▶ Short problem
Extract all lines from the data beneath that include the word "this".

▶ Source data
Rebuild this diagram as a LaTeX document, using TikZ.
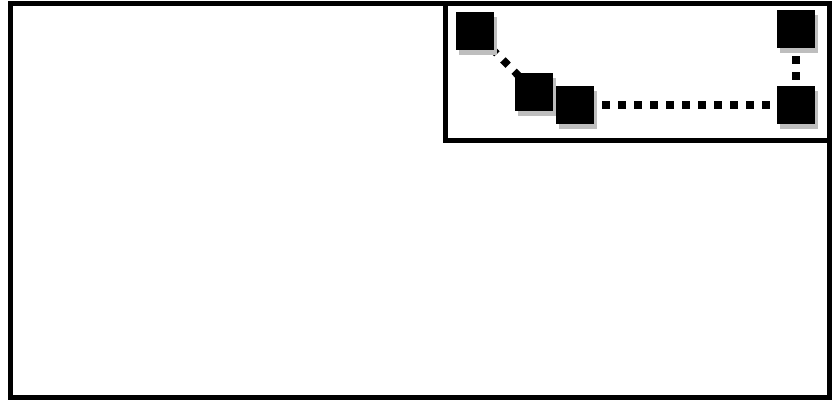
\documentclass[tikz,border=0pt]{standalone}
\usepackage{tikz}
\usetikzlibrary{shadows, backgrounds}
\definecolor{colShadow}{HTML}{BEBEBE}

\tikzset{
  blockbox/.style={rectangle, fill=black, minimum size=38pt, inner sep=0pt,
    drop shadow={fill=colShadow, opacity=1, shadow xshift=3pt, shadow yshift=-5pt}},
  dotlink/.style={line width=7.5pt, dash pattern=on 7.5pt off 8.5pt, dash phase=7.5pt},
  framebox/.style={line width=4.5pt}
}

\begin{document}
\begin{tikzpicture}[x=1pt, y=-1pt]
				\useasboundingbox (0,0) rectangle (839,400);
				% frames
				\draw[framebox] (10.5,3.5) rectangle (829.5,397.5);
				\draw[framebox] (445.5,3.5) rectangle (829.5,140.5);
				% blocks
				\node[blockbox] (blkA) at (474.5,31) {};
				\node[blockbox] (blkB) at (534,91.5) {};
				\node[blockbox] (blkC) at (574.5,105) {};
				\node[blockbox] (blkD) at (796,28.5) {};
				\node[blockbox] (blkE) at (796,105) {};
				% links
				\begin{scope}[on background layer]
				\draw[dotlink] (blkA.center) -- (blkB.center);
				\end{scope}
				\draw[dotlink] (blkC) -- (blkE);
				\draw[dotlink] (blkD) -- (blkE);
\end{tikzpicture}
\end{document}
...
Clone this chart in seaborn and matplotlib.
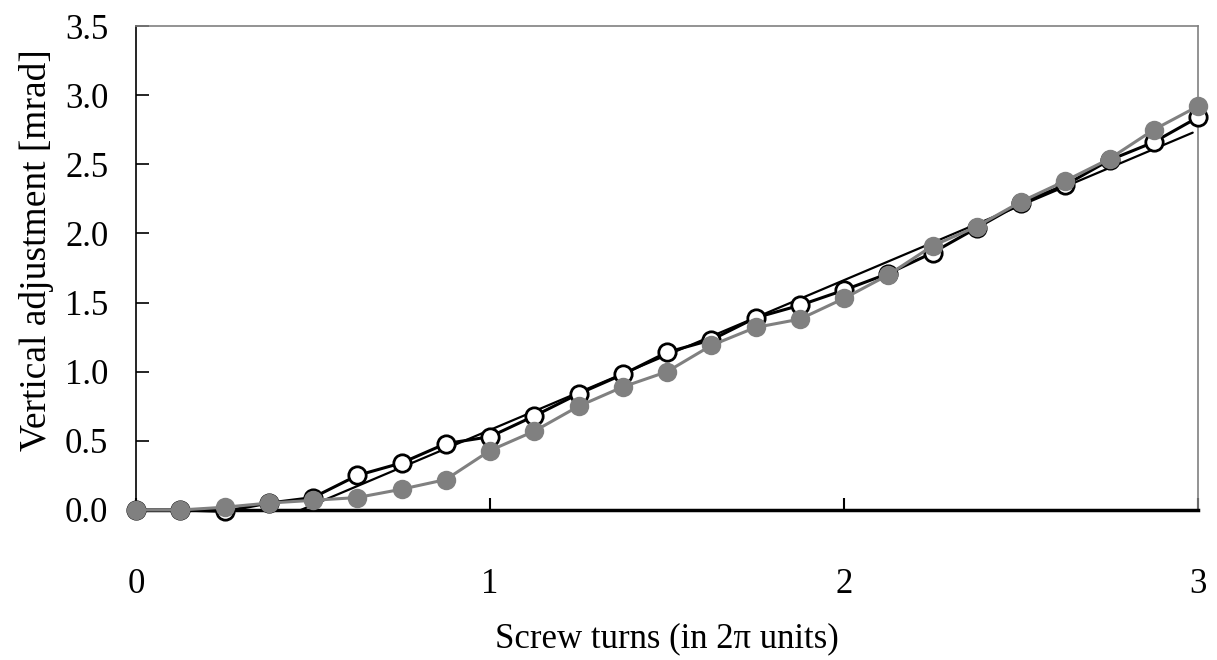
---
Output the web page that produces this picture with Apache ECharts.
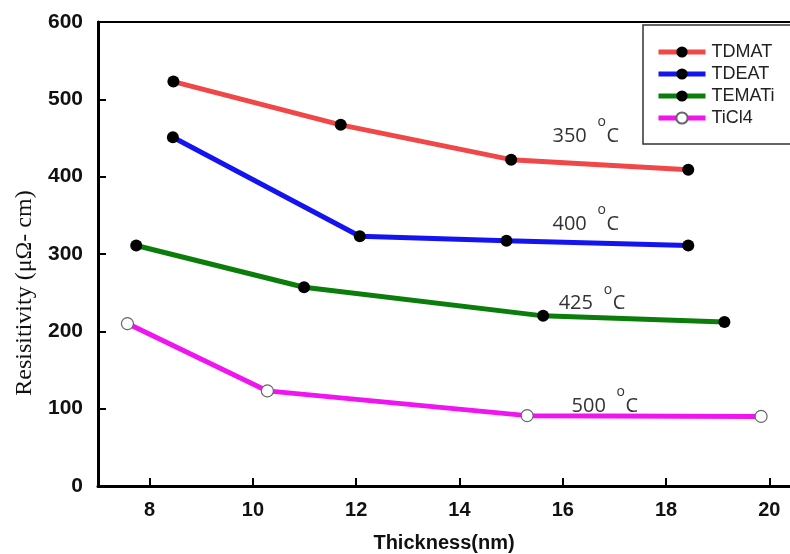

▶ Written answer
Rebuild this diagram as a LaTeX document, using TikZ.
Clone this chart in seaborn and matplotlib.
Output the web page that produces this picture with Apache ECharts.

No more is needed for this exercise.